While that process was ongoing, Tony Prince invited his Czech pal to a huge Radio Luxembourg reunion in 2015. It was attended by many of the other now veteran DJs who had also provided music sustenance to Šesták over the years.
“First of all I brought Jan to the Grand Duchy of Luxembourg when we were having a DJ reunion. Here he met some of the legends he had only ever heard on his radio.
“We partied for three days and his biggest thrill was standing at the front entrance to the Villa Louvigny, which had housed his favourite radio station. It’s now a council office.
“Then we had our book launch at the Luxembourg embassy in London, where he met almost every surviving 208 DJ and Petula Clark was our guest of honour. This was followed by a DJ party at the London Hard Rock.
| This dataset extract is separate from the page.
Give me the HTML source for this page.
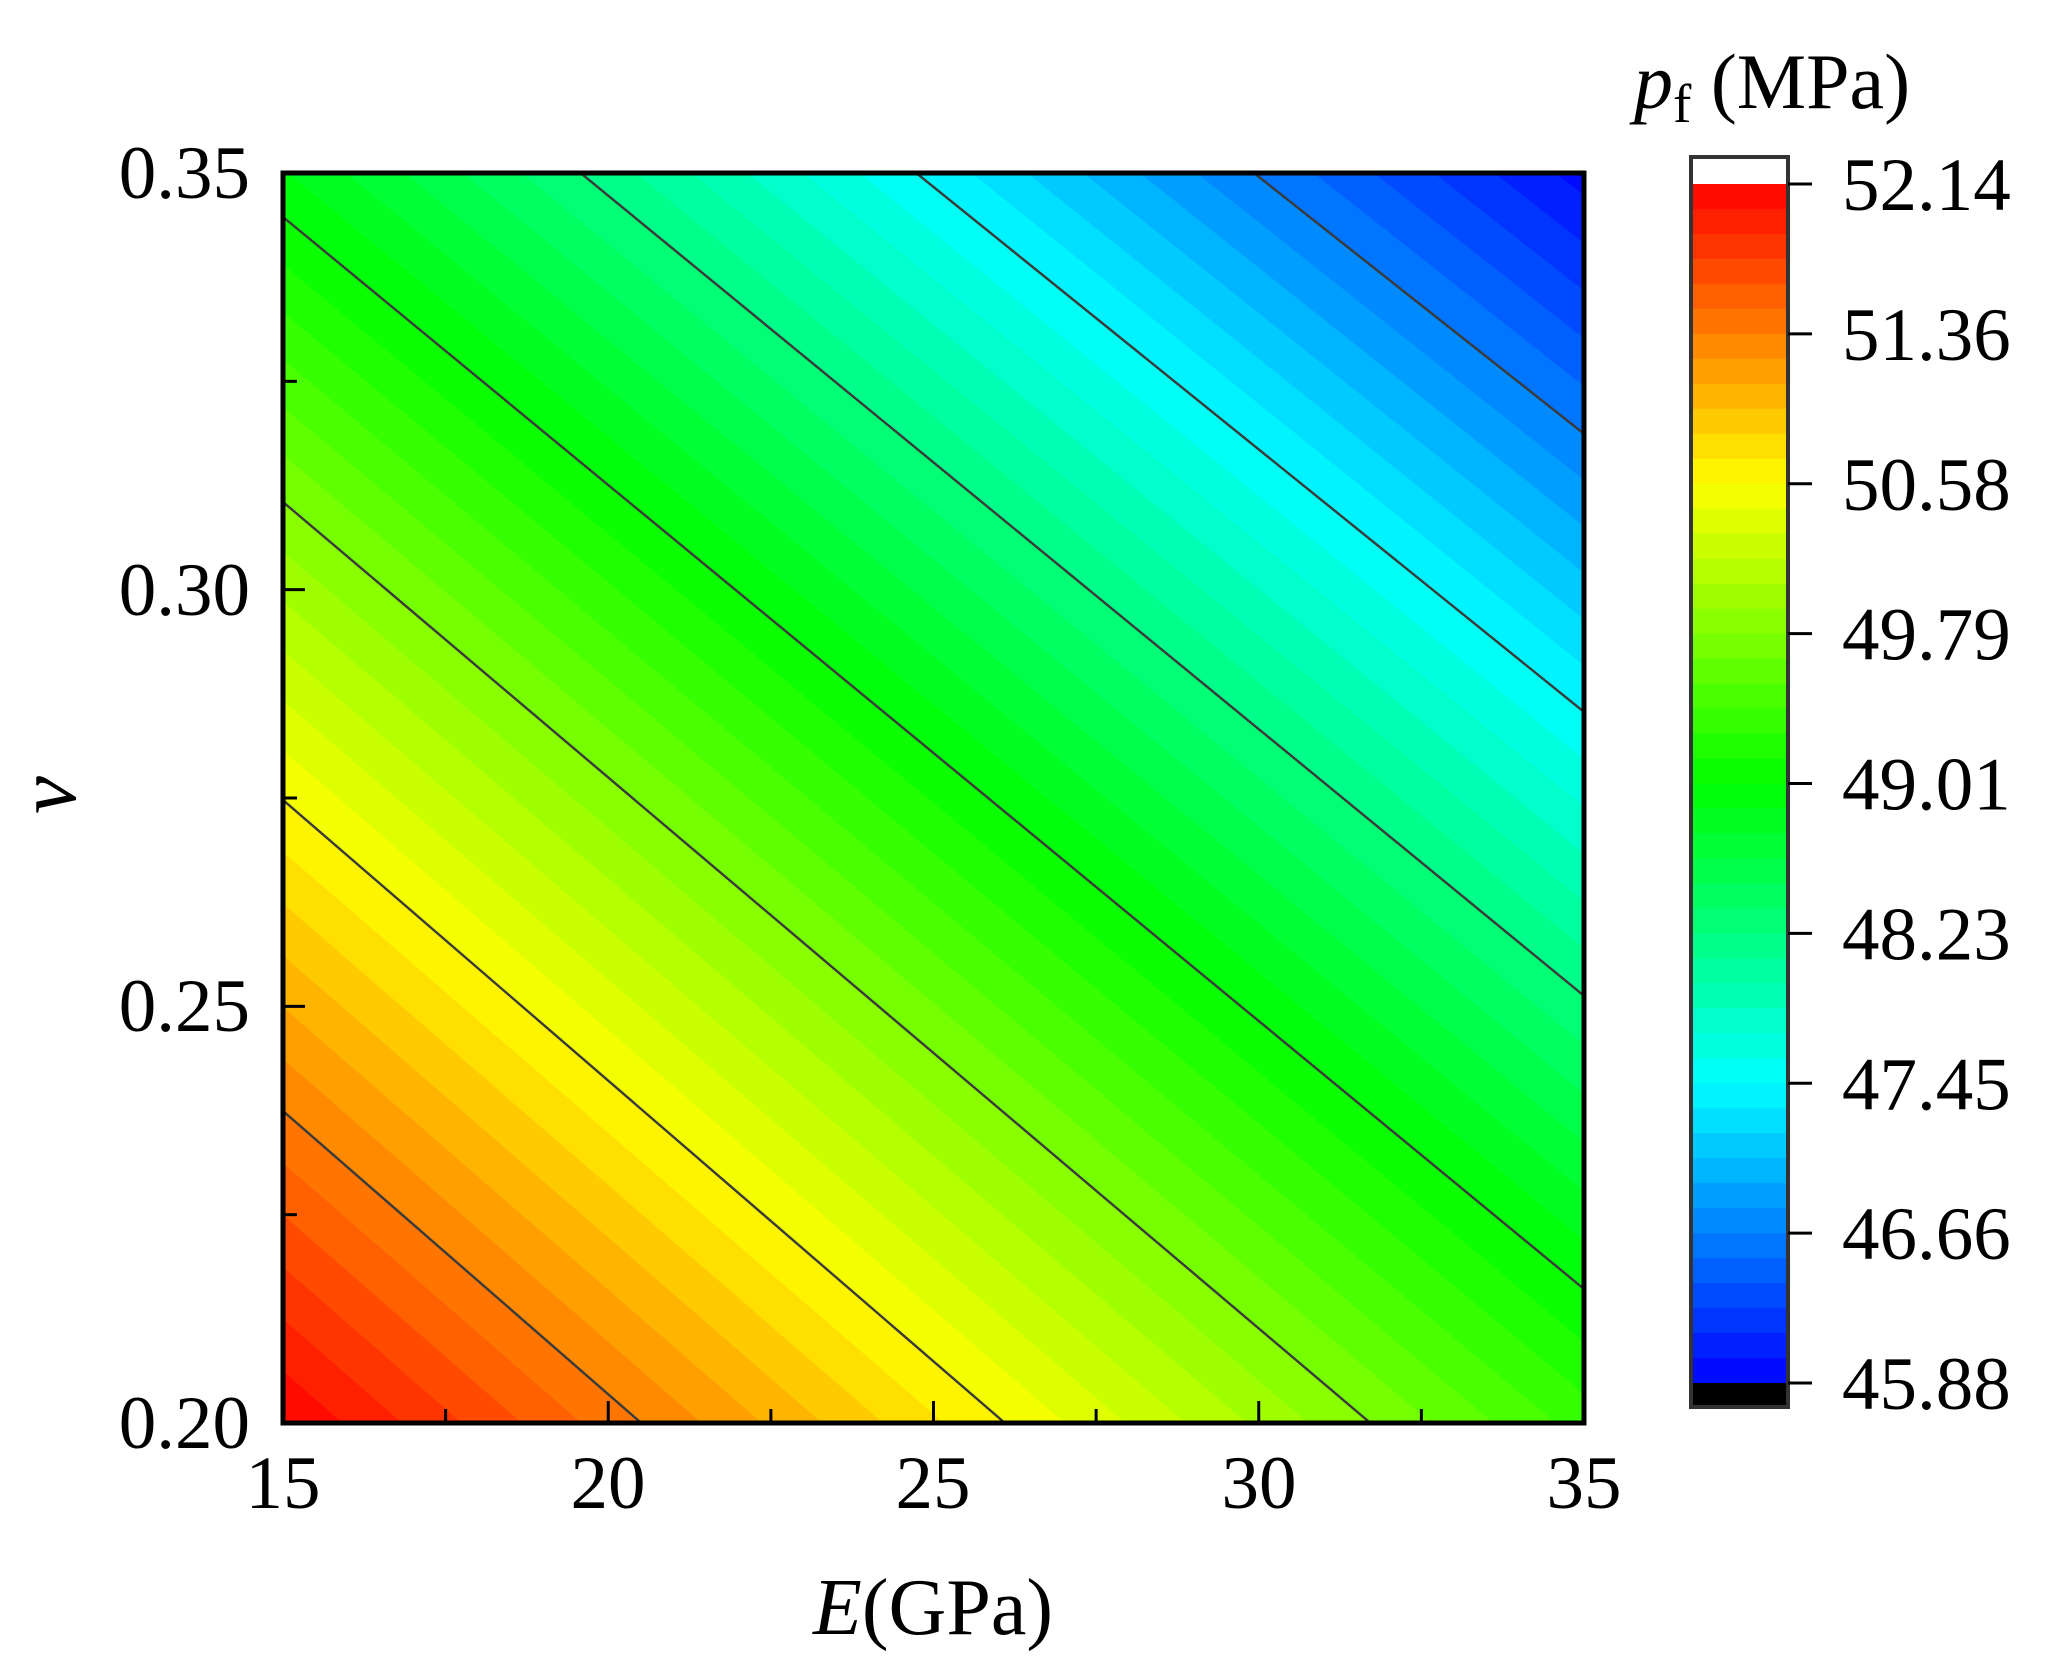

“Jan’s big ambition was always to visit Liverpool, so the day after the book launch I drove him from London to the birthplace of the Beatles.
“We stayed at the Hard Day’s Night Hotel, went to the Cavern where he was given the red carpet treatment by the owners – and some of the Liverpool ladies! – and then to the Beatles Museum.”Naturally Jan Šesták loved every minute of that trip of a lifetime to the UK. But he looks back with particular fondness on the Radio Luxembourg reunion in the Grand Duchy.
“It was so nice because I met people like Mark Wesley, Mike Hollis and Ollie Henry.
“And above all I got to see the sacred ground of the Villa Louvigny, where Radio Luxembourg was until 1992. So I could see the very place which served us with music. It was very touching.
“If somebody had told me in the early 1960s that one day I would be with Tony Prince in Luxembourg, I would have said [laughs], Shut up, let’s not talk about fairy tales [laughs].”